The Board remains cautious given weak consumer confidence and macro uncertainty ahead of the Autumn Statement. Even so, excluding the one-off JLR event, full-year underlying PBT is expected to be in line with market expectations.

Key watch‑outs for H2

  • Speed of full JLR systems restoration and any insurance recovery.
  • BEV demand uplift from Government grants and ongoing manufacturer discounting.
  • Motability volumes stabilisation ahead of an expected pick-up from March 2026 renewals.
  • Used car supply in the three-to-five-year cohort and margin discipline.
  • FCA’s proposed motor finance redress scheme – currently proposed to be levied on lenders; no provision made.
  • HMRC’s draft ECOS changes now delayed to October 2026, with a potential up to £2.5 million cost impact flagged by Vertu.
  • Execution on BYD rollout and continued brand consolidation benefits.

My investment view: resilient engine, temporary pothole

There is plenty to like here.
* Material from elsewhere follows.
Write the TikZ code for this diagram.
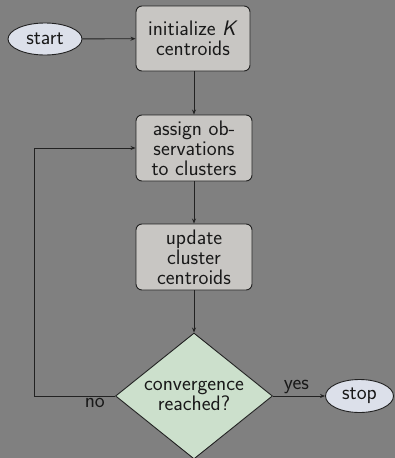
\documentclass[tikz,border=0pt]{standalone}
\usetikzlibrary{shapes.geometric,arrows.meta}
\definecolor{bg}{HTML}{808080}
\definecolor{boxfill}{HTML}{C8C6C3}
\definecolor{ellfill}{HTML}{DCE0EA}
\definecolor{diafill}{HTML}{CCE0CC}
\definecolor{edge}{HTML}{222222}
\begin{document}
\begin{tikzpicture}[x=1pt,y=-1pt,
  font=\sffamily\fontsize{21}{20}\selectfont,
  every node/.style={text=black!90},
  procbox/.style={draw=edge,line width=0.9pt,fill=boxfill,rounded corners=6pt,
    minimum width=116pt,minimum height=66pt,align=center,inner sep=0pt},
  termell/.style={ellipse,draw=edge,line width=0.9pt,fill=ellfill,
    minimum width=74pt,minimum height=32pt,inner sep=0pt},
  decision/.style={diamond,draw=edge,line width=0.9pt,fill=diafill,
    minimum width=157pt,minimum height=126pt,shape aspect=1.25,inner sep=0pt,align=center},
  flow/.style={draw=edge,line width=0.9pt,-{Stealth[length=5pt,width=4pt]}},
  lbl/.style={font=\sffamily\fontsize{21}{20}\selectfont,inner sep=2pt}]
\fill[bg] (0,0) rectangle (395,458);
\useasboundingbox (0,0) rectangle (395,458);
\node[termell] (start) at (45,39) {start};
\node[procbox,minimum width=114pt,minimum height=65pt] (init) at (193,38.5) {initialize \textit{K}\\centroids};
\node[procbox] (assign) at (194,148) {assign ob-\\servations\\to clusters};
\node[procbox] (update) at (194,257) {update\\cluster\\centroids};
\node[decision] (conv) at (194,396) {convergence\\reached?};
\node[termell,minimum width=68pt,minimum height=33pt] (stop) at (359.5,396) {stop};
\coordinate (loopc) at (34,396);
\draw[flow] (start) -- (init);
\draw[flow] (init.south -| update.north) -- (assign);
\draw[flow] (assign) -- (update);
\draw[flow] (update) -- (conv);
\draw[flow] (conv) -- node[lbl,above,pos=0.45]{yes} (stop);
\draw[flow] (conv.west) -- node[lbl,below,pos=0.25]{no} (loopc) |- (assign.west);
\end{tikzpicture}
\end{document}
Record revenue, margin resilience, aftersales growth, BEV outperformance and disciplined costs all speak to strong operational control. The balance sheet quality is improving, with tangible net assets per share up to 76.1p, and the shareholder returns story is consistent with a maintained dividend and ongoing buybacks.
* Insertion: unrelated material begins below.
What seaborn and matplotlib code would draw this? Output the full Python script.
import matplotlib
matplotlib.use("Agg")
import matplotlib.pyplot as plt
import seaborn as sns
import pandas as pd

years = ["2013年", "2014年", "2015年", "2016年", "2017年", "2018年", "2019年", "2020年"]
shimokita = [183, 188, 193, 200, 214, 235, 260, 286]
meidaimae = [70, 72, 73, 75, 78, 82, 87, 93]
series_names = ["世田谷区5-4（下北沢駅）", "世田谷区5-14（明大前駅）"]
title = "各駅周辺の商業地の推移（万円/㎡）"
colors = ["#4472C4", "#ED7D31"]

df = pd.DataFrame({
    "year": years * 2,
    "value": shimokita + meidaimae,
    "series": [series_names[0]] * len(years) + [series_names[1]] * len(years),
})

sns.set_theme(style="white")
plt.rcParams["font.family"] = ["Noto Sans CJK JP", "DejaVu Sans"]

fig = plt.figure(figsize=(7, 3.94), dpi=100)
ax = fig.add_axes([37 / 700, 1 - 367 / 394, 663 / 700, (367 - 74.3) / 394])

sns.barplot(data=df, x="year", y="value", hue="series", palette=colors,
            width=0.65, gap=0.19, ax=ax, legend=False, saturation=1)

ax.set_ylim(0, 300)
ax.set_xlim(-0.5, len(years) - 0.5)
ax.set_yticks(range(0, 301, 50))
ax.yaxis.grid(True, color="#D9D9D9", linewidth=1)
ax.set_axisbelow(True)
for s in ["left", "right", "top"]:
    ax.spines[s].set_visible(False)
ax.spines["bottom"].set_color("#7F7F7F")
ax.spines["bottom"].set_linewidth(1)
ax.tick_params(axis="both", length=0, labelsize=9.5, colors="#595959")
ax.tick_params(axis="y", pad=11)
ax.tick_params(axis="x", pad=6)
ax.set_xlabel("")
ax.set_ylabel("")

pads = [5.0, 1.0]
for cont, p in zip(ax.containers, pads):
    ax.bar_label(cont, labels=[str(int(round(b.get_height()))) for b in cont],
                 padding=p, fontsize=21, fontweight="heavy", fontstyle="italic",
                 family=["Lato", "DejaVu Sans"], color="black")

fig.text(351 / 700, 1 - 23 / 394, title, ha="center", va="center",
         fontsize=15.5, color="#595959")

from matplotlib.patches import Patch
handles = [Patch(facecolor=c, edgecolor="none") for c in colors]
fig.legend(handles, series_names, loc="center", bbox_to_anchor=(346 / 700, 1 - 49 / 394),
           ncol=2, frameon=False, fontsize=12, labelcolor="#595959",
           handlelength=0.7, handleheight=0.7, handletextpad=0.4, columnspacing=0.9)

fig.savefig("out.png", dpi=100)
Negatives are mostly cyclical or external: Motability was a headwind, the wider new retail market remains choppy due to the ZEV mandate, and the JLR cyber-attack is an unhelpful one-off. Net debt has ticked up from year end, reflecting working capital choices to support sales, but remains manageable.

Bottom line: if you believe the JLR disruption fades and BEV grants support H2 volumes, Vertu looks set to deliver underlying FY26 profit in line with expectations while continuing to compound value through costs, aftersales, and capital discipline.

Disclaimer: This Blog is provided for general information about investments. It does not constitute investment advice. Information is taken from publicly available sources and any comment is that of the author who does not take any third party comment in the publication.